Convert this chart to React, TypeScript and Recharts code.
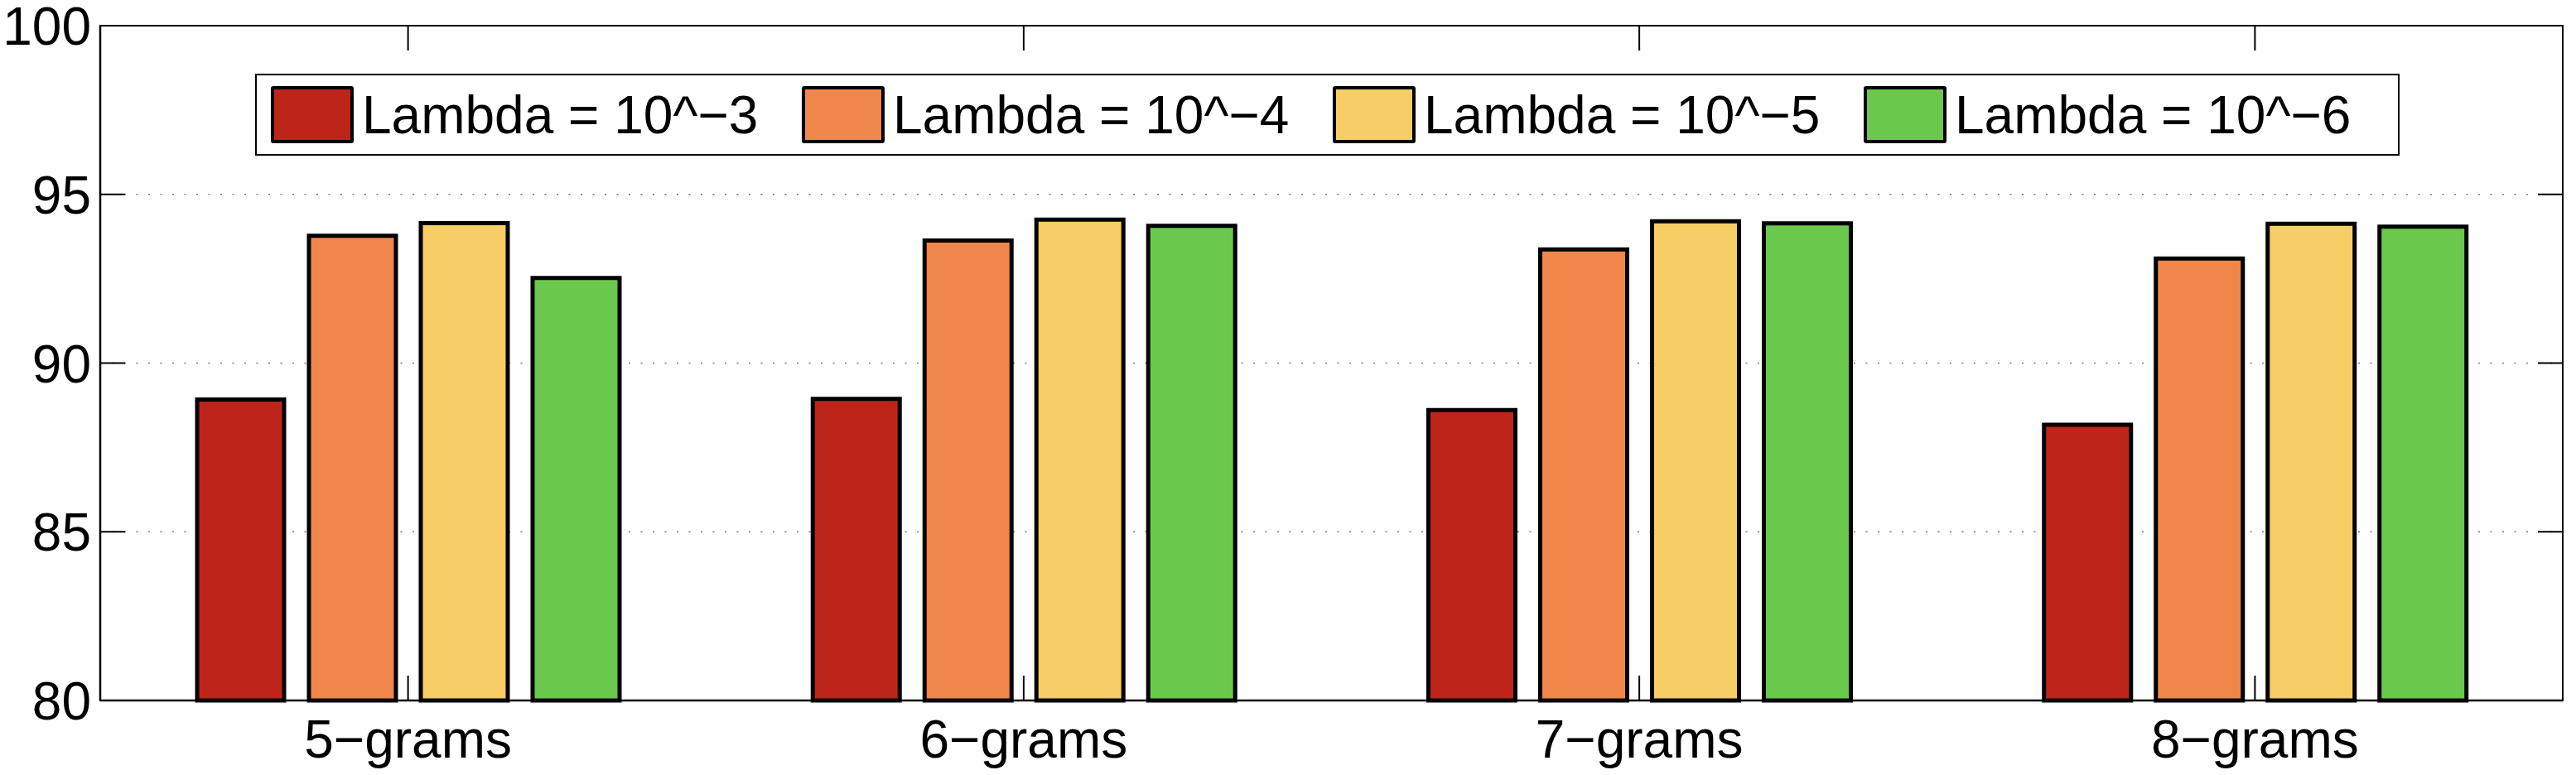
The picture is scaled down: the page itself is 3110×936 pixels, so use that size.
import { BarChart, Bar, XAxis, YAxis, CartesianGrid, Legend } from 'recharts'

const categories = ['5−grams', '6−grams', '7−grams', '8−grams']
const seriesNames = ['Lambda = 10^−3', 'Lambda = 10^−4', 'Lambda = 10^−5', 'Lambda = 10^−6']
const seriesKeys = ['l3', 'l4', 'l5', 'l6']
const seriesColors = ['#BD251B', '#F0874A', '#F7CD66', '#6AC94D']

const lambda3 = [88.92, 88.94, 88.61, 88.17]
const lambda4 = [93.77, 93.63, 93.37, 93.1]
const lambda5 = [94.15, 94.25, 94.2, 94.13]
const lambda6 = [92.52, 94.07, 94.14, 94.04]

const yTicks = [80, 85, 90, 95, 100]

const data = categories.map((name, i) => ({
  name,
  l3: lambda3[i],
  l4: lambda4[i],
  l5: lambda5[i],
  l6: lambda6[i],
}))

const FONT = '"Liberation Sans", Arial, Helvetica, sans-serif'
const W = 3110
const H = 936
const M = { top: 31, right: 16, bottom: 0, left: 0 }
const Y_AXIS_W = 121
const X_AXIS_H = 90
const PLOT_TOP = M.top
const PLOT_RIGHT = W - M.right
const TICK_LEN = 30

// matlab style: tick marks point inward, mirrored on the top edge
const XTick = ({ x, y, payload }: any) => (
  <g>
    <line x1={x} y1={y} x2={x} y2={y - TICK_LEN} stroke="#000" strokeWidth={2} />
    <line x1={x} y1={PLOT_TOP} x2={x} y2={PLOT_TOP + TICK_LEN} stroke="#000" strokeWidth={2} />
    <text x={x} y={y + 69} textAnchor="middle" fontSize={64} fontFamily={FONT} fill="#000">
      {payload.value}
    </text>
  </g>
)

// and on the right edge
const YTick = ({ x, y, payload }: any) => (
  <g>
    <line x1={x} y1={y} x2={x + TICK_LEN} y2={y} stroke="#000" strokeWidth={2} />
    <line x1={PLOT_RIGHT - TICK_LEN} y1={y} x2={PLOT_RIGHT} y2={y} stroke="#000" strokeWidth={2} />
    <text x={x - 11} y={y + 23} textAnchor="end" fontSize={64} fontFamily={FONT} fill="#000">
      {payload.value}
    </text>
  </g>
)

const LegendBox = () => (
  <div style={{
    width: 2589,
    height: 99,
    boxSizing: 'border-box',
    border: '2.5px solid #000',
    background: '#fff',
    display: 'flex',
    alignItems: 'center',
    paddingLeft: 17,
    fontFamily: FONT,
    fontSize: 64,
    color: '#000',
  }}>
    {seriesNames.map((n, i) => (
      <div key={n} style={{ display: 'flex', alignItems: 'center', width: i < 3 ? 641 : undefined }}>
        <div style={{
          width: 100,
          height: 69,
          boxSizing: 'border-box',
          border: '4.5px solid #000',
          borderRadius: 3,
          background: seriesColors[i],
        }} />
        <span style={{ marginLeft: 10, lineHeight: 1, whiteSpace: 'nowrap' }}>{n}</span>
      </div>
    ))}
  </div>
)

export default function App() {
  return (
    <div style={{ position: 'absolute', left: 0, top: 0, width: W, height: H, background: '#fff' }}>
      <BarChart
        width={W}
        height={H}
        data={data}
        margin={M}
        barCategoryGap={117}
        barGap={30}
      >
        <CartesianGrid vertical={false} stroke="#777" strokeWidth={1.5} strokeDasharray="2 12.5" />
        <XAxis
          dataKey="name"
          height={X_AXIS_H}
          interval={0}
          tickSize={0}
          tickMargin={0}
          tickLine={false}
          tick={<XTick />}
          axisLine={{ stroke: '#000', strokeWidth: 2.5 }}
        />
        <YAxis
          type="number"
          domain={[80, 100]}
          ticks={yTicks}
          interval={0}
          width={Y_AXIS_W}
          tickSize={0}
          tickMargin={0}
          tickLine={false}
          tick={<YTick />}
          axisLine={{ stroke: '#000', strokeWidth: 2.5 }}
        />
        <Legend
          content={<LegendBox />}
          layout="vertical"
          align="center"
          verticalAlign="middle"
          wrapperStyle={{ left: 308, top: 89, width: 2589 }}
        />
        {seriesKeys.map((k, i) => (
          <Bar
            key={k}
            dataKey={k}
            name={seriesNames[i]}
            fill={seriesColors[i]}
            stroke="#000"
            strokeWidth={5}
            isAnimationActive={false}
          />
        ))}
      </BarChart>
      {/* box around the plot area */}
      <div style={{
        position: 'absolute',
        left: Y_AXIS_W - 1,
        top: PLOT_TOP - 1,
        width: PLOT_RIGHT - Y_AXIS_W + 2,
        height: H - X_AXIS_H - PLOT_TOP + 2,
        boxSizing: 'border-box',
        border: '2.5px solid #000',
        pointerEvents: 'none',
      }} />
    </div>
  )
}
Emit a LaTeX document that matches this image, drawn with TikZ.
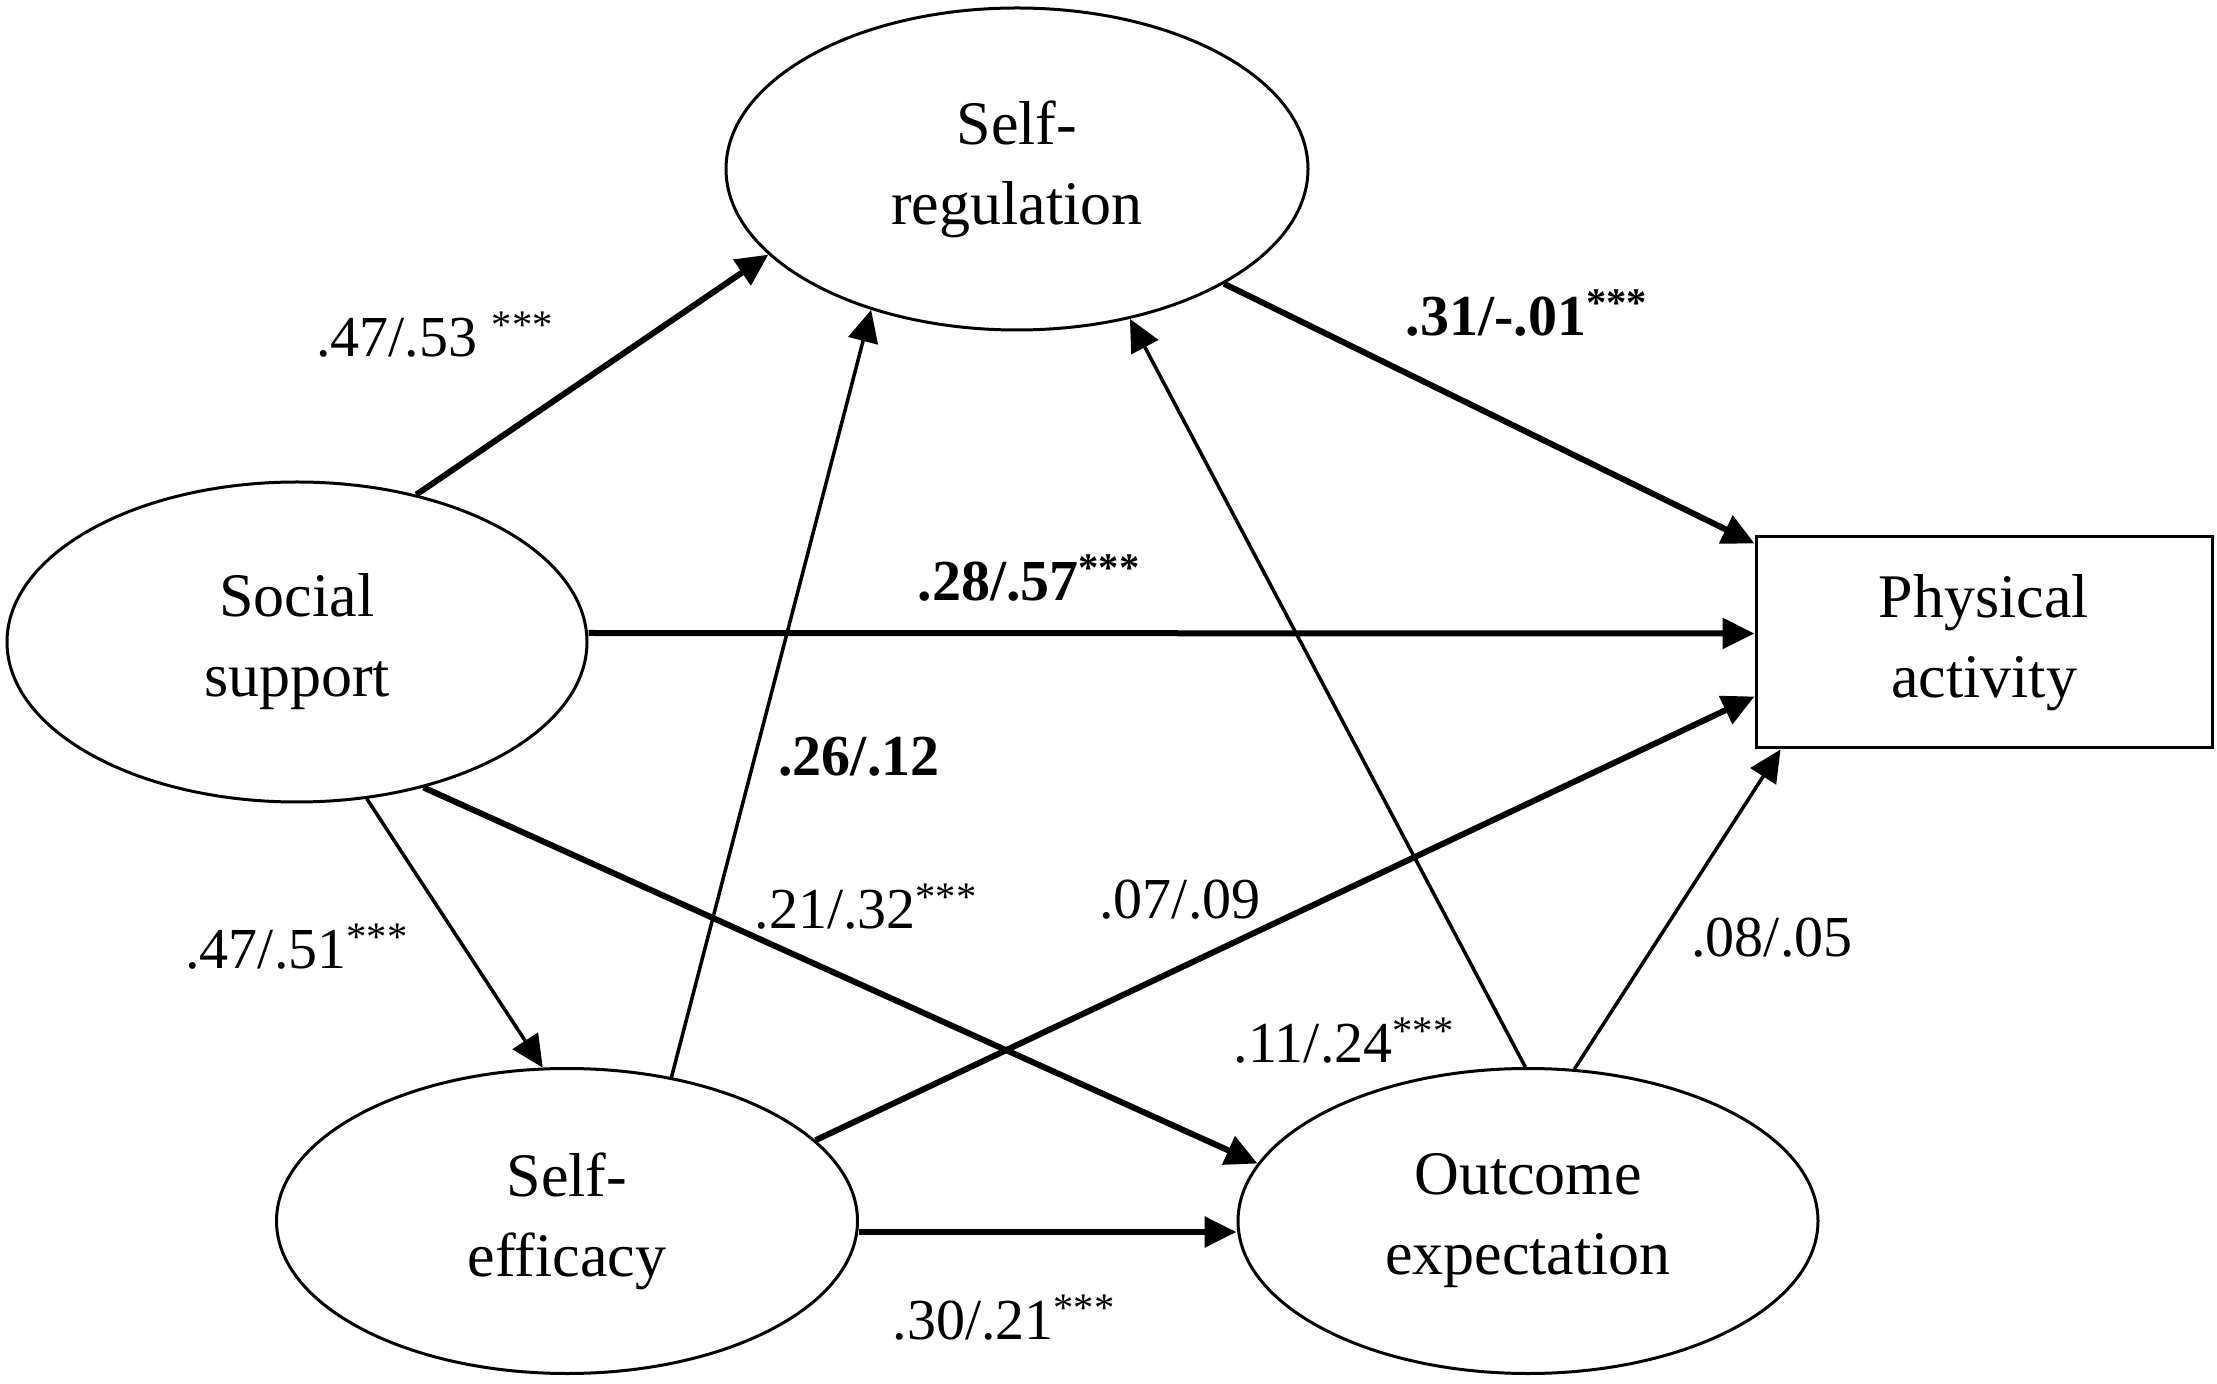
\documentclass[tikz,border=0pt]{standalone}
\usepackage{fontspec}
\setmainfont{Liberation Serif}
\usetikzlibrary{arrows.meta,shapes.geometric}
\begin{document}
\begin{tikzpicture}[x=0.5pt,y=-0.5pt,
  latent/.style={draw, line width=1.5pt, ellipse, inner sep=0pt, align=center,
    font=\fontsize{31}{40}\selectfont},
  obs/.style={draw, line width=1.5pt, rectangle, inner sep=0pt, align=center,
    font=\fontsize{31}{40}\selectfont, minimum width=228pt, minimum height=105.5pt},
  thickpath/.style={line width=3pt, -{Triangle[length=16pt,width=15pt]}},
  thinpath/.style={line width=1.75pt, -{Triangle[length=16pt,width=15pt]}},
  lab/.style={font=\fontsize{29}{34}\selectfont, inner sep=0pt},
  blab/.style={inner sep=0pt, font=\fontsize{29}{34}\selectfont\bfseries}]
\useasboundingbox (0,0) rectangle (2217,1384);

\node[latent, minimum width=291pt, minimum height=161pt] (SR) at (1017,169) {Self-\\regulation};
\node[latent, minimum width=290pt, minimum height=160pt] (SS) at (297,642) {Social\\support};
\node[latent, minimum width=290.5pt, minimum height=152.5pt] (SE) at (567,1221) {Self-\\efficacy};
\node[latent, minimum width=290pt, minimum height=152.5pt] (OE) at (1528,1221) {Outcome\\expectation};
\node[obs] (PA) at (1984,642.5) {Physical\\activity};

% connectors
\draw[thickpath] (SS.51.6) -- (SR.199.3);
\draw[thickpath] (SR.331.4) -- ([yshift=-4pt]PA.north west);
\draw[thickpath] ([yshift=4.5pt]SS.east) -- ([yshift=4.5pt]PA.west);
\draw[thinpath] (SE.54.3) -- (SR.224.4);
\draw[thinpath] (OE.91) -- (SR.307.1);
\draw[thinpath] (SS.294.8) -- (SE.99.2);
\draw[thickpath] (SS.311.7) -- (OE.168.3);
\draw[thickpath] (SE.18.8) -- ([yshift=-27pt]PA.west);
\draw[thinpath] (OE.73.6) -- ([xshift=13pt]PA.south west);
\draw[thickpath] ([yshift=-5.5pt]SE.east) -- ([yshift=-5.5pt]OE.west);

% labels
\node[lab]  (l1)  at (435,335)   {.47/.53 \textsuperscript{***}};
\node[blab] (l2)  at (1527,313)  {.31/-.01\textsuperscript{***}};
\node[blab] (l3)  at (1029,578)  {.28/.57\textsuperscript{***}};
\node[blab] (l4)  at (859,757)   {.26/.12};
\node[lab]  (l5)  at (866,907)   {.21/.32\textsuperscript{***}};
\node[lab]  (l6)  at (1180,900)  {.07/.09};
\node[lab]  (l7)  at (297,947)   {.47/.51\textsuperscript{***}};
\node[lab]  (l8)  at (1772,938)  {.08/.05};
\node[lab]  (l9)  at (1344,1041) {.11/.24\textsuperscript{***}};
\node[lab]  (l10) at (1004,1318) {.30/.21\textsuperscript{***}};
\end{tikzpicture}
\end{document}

Exercise objective: Set down again, exactly, the lines of the material above from its first line to the one with "['#BD251B', '#F0874A', '#F7CD66', '#6AC94D']", inclusive. Leave the pictures out.

Task solution:
Convert this chart to React, TypeScript and Recharts code.
The picture is scaled down: the page itself is 3110×936 pixels, so use that size.
import { BarChart, Bar, XAxis, YAxis, CartesianGrid, Legend } from 'recharts'

const categories = ['5−grams', '6−grams', '7−grams', '8−grams']
const seriesNames = ['Lambda = 10^−3', 'Lambda = 10^−4', 'Lambda = 10^−5', 'Lambda = 10^−6']
const seriesKeys = ['l3', 'l4', 'l5', 'l6']
const seriesColors = ['#BD251B', '#F0874A', '#F7CD66', '#6AC94D']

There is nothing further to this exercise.